Worldreader's goal is to bring ebooks to people in the developing world, and from October 2010 to July 2011 it ran a trial in Ghana to see how well students would adapt to the technology. The pilot project, known as iREAD (Impact on Reading of E-Readers And Digital content), provided Kindles and ebooks to 481 students in nine different Ghanaian cities, and found that for the most part they took to the new devices quite well. The majority of the students were able to learn how to use the Kindles very quickly, in spite of the fact that 43 percent had never used a computer before. And because Worldreader created digital versions of 82 different Ghanaian books, they also had increased exposure to local authors.

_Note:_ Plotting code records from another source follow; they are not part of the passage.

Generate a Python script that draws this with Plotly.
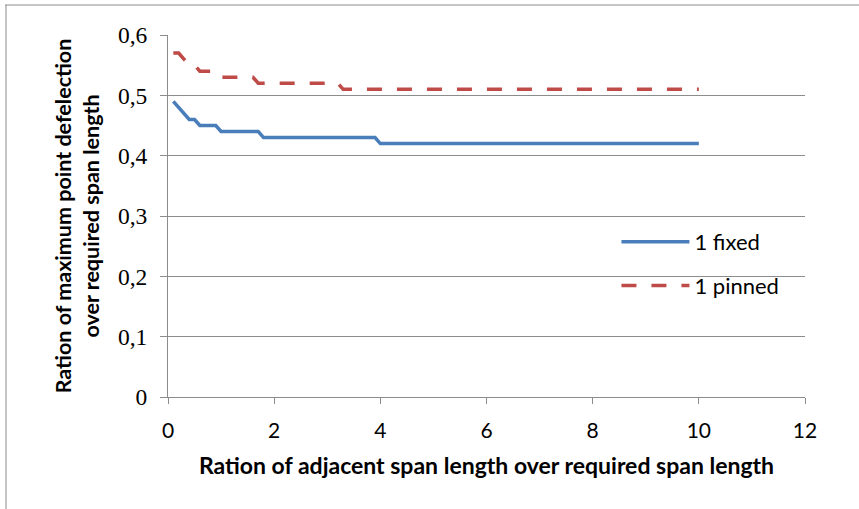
import plotly.graph_objects as go

# Data (breakpoints of the stepped curves)
fixed_x = [0.1, 0.4, 0.5, 0.6, 0.9, 1.0, 1.7, 1.8, 3.9, 4.0, 10.0]
fixed_y = [0.49, 0.46, 0.46, 0.45, 0.45, 0.44, 0.44, 0.43, 0.43, 0.42, 0.42]

pinned_x = [0.1, 0.2, 0.3, 0.4, 0.5, 0.6, 0.9, 1.0, 1.6, 1.7, 3.2, 3.3, 10.0]
pinned_y = [0.57, 0.57, 0.56, 0.55, 0.55, 0.54, 0.54, 0.53, 0.53, 0.52, 0.52, 0.51, 0.51]

series_names = ["1 fixed", "1 pinned"]
x_ticks = [0, 2, 4, 6, 8, 10, 12]
y_ticks = [0, 0.1, 0.2, 0.3, 0.4, 0.5, 0.6]

x_title = "Ration of adjacent span length over required span length"
y_title = "Ration of maximum point defelection<br>over required span length"

sans = "Lato, 'Open Sans', sans-serif"
serif = "'Liberation Serif', 'DejaVu Serif', serif"
grid = "#8c8c8c"

fig = go.Figure()
fig.add_trace(go.Scatter(
    x=fixed_x, y=fixed_y, mode="lines", name=series_names[0],
    line=dict(color="#4A7EBB", width=3.5), legendgroup="a",
))
fig.add_trace(go.Scatter(
    x=pinned_x, y=pinned_y, mode="lines", name=series_names[1],
    line=dict(color="#BE4B48", width=3.5, dash="15px,15px"), legendgroup="b",
))

fig.update_layout(
    width=859, height=509,
    margin=dict(l=168, r=54, t=35, b=112),
    paper_bgcolor="white", plot_bgcolor="white",
    separators=",.",
    showlegend=True,
    legend=dict(
        x=0.704, y=0.486, xanchor="left", yanchor="top",
        font=dict(family=sans, size=22, color="#000000"),
        traceorder="grouped", tracegroupgap=12,
        itemwidth=68,
        bgcolor="rgba(0,0,0,0)",
    ),
    xaxis=dict(
        range=[0, 12], tickvals=x_ticks,
        showgrid=False, zeroline=False,
        showline=True, linecolor=grid, linewidth=1,
        ticks="outside", ticklen=6, tickcolor=grid,
        ticklabelstandoff=9,
        tickfont=dict(family=sans, size=21, color="#000000"),
        title=dict(text=x_title, font=dict(family=sans, size=23, color="#000000", weight="bold"), standoff=16),
    ),
    yaxis=dict(
        range=[0, 0.6], tickvals=y_ticks,
        showgrid=True, gridcolor=grid, gridwidth=1,
        zeroline=False,
        showline=True, linecolor=grid, linewidth=1,
        ticks="outside", ticklen=7, tickcolor=grid,
        ticklabelstandoff=8,
        tickfont=dict(family=serif, size=23.5, color="#000000"),
        title=dict(text=y_title, font=dict(family=sans, size=21.5, color="#000000", weight="bold"), standoff=12),
    ),
    shapes=[
        dict(type="line", xref="paper", yref="paper",
             x0=(5 - 168) / 637, x1=(859 - 168) / 637,
             y0=(397 - 5) / 362, y1=(397 - 5) / 362,
             line=dict(color="#8c8c8c", width=1)),
        dict(type="line", xref="paper", yref="paper",
             x0=(6 - 168) / 637, x1=(6 - 168) / 637,
             y0=(397 - 5) / 362, y1=(397 - 509) / 362,
             line=dict(color="#8c8c8c", width=1)),
    ],
)

fig.write_html("out.html")
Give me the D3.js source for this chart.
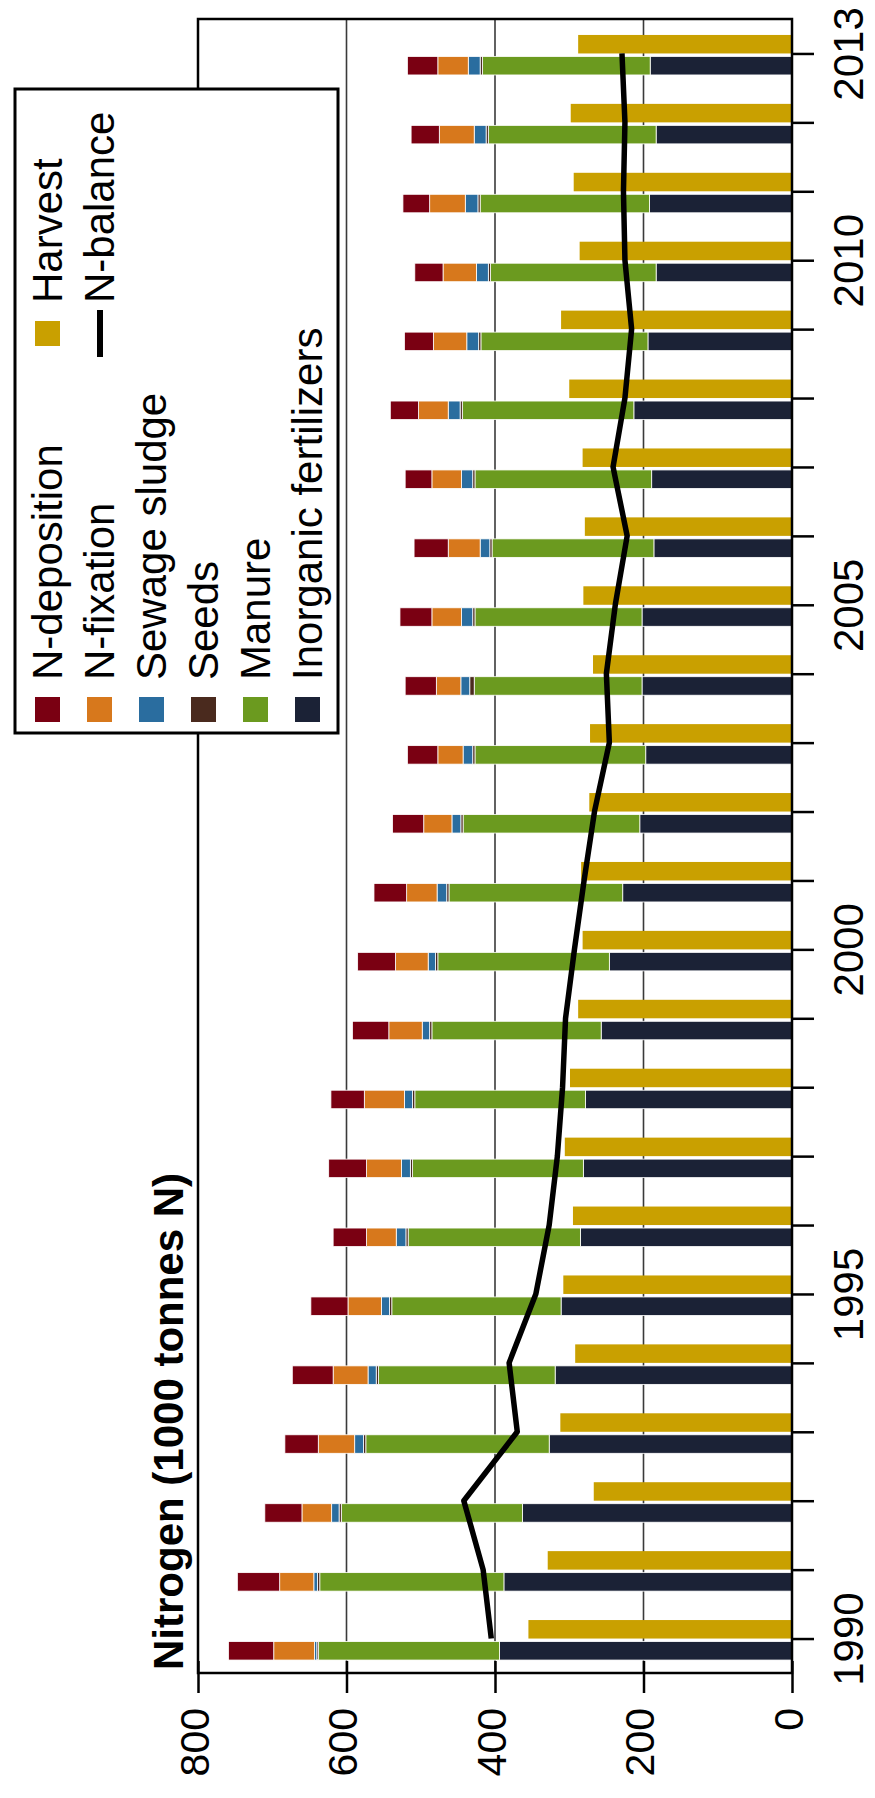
<!DOCTYPE html>
<html><head><meta charset="utf-8">
<script src="https://cdn.jsdelivr.net/npm/d3@7"></script>
<style>
html,body{margin:0;padding:0;background:#fff;}
svg{display:block;font-family:"Liberation Sans",Arial,sans-serif;}
</style></head>
<body>
<svg id="chart" width="875" height="1798"></svg>
<script>
const years = [1990,1991,1992,1993,1994,1995,1996,1997,1998,1999,2000,2001,2002,2003,2004,2005,2006,2007,2008,2009,2010,2011,2012,2013];
const labelYears = [1990,1995,2000,2005,2010,2013];
const valueTicks = [0,200,400,600,800];
const gridTicks = [200,400,600];
const seriesNames = ["Inorganic fertilizers","Manure","Seeds","Sewage sludge","N-fixation","N-deposition"];
const inorganic = [394,388,363,327,319,311,285,281,278,257,246,228,205,197,202,202,186,189,213,194,183,192,183,191];
const manure    = [244,248,244,247,238,228,232,230,230,228,231,234,238,230,226,225,218,238,231,225,223,228,226,226];
const seeds     = [2,3,3,3,3,3,3,3,3,3,3,3,3,3,6,3,3,3,3,3,3,3,3,3];
const sewage    = [3,5,10,12,11,11,13,12,11,10,10,13,12,13,12,15,13,15,16,16,16,17,16,16];
const nFixation = [55,46,40,49,47,45,40,47,54,45,44,41,38,34,33,40,43,40,40,45,45,48,47,41];
const nDeposition=[61,57,50,45,55,50,45,51,45,49,51,44,42,41,42,43,46,36,38,39,38,36,38,41];
const harvest   = [355,329,267,312,292,308,295,306,299,288,282,284,273,272,268,281,279,282,300,311,286,294,298,288];
const nBalance  = [405,416,442,370,381,345,327,316,309,305,293,280,266,246,250,238,222,241,225,216,225,227,225,229];
const colors = {"Inorganic fertilizers":"#1b2236","Manure":"#6b9a1f","Seeds":"#4a2a1e","Sewage sludge":"#2a6d9f","N-fixation":"#d7781c","N-deposition":"#7a0012","Harvest":"#c9a000"};

const svg = d3.select("#chart");
const x = d3.scaleLinear().domain([0,800]).range([792,198]);
const y = d3.scaleLinear().domain([1989.5,2013.5]).range([1673,19]);
const barW = 18.5;

// gridlines
svg.append("g").selectAll("line").data(gridTicks).join("line")
  .attr("x1",d=>x(d)).attr("x2",d=>x(d)).attr("y1",y.range()[1]).attr("y2",y.range()[0])
  .attr("stroke","#3a3a3a").attr("stroke-width",1.6);

// stacked data
const table = years.map((yr,i)=>({year:yr,
  "Inorganic fertilizers":inorganic[i],"Manure":manure[i],"Seeds":seeds[i],
  "Sewage sludge":sewage[i],"N-fixation":nFixation[i],"N-deposition":nDeposition[i]}));
const stack = d3.stack().keys(seriesNames)(table);
svg.append("g").selectAll("g").data(stack).join("g")
  .attr("fill",s=>colors[s.key])
  .selectAll("rect").data(s=>s).join("rect")
  .attr("x",d=>x(d[1])).attr("width",d=>x(d[0])-x(d[1]))
  .attr("y",d=>y(d.data.year)+3).attr("height",barW)
  .attr("stroke","#fff").attr("stroke-width",0.8);

// harvest
svg.append("g").selectAll("rect").data(years).join("rect")
  .attr("x",(d,i)=>x(harvest[i])).attr("width",(d,i)=>x(0)-x(harvest[i]))
  .attr("y",d=>y(d)-barW).attr("height",barW)
  .attr("fill",colors["Harvest"]);

// N-balance line
const line = d3.line().x(d=>x(d[1])).y(d=>y(d[0]));
svg.append("path").datum(years.map((yr,i)=>[yr,nBalance[i]]))
  .attr("d",line).attr("fill","none").attr("stroke","#000").attr("stroke-width",5.5)
  .attr("stroke-linejoin","round");

// frame
svg.append("rect").attr("x",198).attr("y",19).attr("width",792-198).attr("height",1673-19)
  .attr("fill","none").attr("stroke","#000").attr("stroke-width",2.5);

// year axis (right)
const yAxis = svg.append("g").attr("transform","translate(792,0)")
  .call(d3.axisRight(y).tickValues(years).tickSize(22)
    .tickFormat(d=>labelYears.includes(d)?String(d):""));
yAxis.select(".domain").remove();
yAxis.selectAll(".tick line").attr("stroke","#000").attr("stroke-width",2.5);
yAxis.selectAll(".tick text").attr("x",null).attr("dy",null)
  .attr("transform","translate(71,0) rotate(-90)").attr("text-anchor","middle")
  .attr("font-size",42).attr("fill","#000").attr("font-family","Liberation Sans, Arial, sans-serif");

// value axis (bottom)
const xAxis = svg.append("g").attr("transform","translate(0,1673)")
  .call(d3.axisBottom(x).tickValues(valueTicks).tickSize(20).tickFormat(d3.format("d")));
xAxis.select(".domain").remove();
xAxis.selectAll(".tick line").attr("stroke","#000").attr("stroke-width",2.5).attr("y1",-12);
xAxis.selectAll(".tick text").attr("y",null).attr("dy",null)
  .attr("transform","translate(10,35) rotate(-90)").attr("text-anchor","end")
  .attr("font-size",41).attr("fill","#000").attr("font-family","Liberation Sans, Arial, sans-serif");

// title
svg.append("text").attr("transform","translate(183,1670) rotate(-90)")
  .attr("font-size",42).attr("font-weight","bold").attr("fill","#000")
  .text("Nitrogen (1000 tonnes N)");

// legend
const lg = svg.append("g");
lg.append("rect").attr("x",15).attr("y",89).attr("width",323).attr("height",644)
  .attr("fill","#fff").attr("stroke","#000").attr("stroke-width",3);
const legendBottom = ["N-deposition","N-fixation","Sewage sludge","Seeds","Manure","Inorganic fertilizers"];
legendBottom.forEach((name,i)=>{
  const bx = 62 + 52*i;
  lg.append("rect").attr("x",bx-27).attr("y",697).attr("width",25).attr("height",25).attr("fill",colors[name]);
  lg.append("text").attr("transform",`translate(${bx},680) rotate(-90)`)
    .attr("font-size",42).attr("fill","#000").text(name);
});
lg.append("rect").attr("x",35).attr("y",321).attr("width",25).attr("height",25).attr("fill",colors["Harvest"]);
lg.append("text").attr("transform","translate(62,303) rotate(-90)").attr("font-size",42).attr("fill","#000").text("Harvest");
lg.append("line").attr("x1",100).attr("x2",100).attr("y1",310).attr("y2",357).attr("stroke","#000").attr("stroke-width",6);
lg.append("text").attr("transform","translate(114,303) rotate(-90)").attr("font-size",42).attr("fill","#000").text("N-balance");
</script>
</body></html>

There were also fewer lost and stolen e-readers than had been anticipated, but not all of the findings were positive. While the students had a relatively easy time learning how to use the technology, they did run into some problems, including accidentally deleting books and getting distracted by non-reading functions like music. And a surprisingly large amount of the devices ended up breaking — according to Worldreader 243 of the 600 Kindles used were reported damaged. The group says it's working with Amazon and other manufacturers to design rugged e-readers with more accessible software, and is also hoping to expand the project into new areas and start introducing the technology into local teacher's colleges. Meanwhile, a mobile app for feature phones has also been developed to bring e-reading to an even wider audience.